With demand for vintage items now so high, multiple manufacturers in the custom-saber world are creating new Graflex flash replicas, so he’s turning his attention toward chassis kits that will allow fans, and other sabersmiths, to build their own Graflex lightsabers. Because while an auctioned saber may go for thousands of dollars, that path is inherently limited — not just due to the market size for something so expensive, but for the sheer amount of time it takes to create them in the first place. A DIY chassis kit, on the other hand, hearkens back to the RC cars that inspired Murphy as a young man, and provides a canvas for young builders to express themselves, instead. Or perhaps it’s something even more personal.

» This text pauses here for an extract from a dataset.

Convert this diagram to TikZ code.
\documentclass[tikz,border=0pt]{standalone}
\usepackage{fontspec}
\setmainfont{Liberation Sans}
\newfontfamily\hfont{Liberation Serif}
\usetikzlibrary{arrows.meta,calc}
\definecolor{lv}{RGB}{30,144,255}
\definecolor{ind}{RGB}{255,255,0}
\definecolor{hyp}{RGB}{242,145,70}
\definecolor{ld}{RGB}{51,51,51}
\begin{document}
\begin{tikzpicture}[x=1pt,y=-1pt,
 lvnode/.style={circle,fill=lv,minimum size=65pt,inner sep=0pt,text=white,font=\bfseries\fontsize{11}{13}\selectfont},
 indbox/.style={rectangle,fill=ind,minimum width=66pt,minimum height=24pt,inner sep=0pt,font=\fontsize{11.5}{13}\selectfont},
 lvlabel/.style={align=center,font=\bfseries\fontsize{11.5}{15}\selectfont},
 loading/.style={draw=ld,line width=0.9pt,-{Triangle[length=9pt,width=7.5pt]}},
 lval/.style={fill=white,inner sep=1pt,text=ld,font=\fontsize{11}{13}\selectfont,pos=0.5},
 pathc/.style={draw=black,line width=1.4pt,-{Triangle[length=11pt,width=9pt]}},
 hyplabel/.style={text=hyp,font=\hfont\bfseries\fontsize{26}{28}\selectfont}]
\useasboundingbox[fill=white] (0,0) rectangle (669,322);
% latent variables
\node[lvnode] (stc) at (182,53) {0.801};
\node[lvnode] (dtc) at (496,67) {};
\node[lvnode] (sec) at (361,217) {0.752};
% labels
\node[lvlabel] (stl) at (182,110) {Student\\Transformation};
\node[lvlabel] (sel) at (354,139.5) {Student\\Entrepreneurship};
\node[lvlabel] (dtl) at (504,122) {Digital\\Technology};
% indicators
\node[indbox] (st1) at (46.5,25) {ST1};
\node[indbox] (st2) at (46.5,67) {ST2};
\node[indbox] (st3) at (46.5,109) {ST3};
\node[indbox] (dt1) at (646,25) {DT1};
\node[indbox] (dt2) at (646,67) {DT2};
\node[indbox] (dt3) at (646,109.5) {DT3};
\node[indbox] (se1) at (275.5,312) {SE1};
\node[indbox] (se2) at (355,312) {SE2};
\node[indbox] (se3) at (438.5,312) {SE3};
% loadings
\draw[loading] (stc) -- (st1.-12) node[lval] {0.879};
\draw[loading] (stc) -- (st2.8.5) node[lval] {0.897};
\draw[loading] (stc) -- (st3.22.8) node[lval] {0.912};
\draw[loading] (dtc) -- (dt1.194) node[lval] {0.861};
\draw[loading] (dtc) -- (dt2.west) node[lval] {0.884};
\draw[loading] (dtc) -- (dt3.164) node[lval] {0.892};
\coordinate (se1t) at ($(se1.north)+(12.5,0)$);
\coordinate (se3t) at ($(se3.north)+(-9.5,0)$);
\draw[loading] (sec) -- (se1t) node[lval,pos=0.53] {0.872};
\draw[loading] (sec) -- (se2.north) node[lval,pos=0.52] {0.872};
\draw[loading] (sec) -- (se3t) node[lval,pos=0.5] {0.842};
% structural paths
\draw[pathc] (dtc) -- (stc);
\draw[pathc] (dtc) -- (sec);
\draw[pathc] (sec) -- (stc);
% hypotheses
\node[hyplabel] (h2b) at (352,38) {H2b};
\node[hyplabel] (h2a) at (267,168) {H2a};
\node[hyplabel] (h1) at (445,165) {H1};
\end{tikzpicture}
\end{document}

As Murphy describes a customer that built a lightsaber with their child, I can’t help but think back to the events that originally brought him to the hobby in the first place: a bonding moment between a father and a son.
“People believe in The Force. People believe in Star Wars,” he tells me. “I’m serving those fans, and it’s a noble service to be in. And hopefully we will be here as long as Star Wars. Until this becomes a galaxy a long time ago, far, far away.”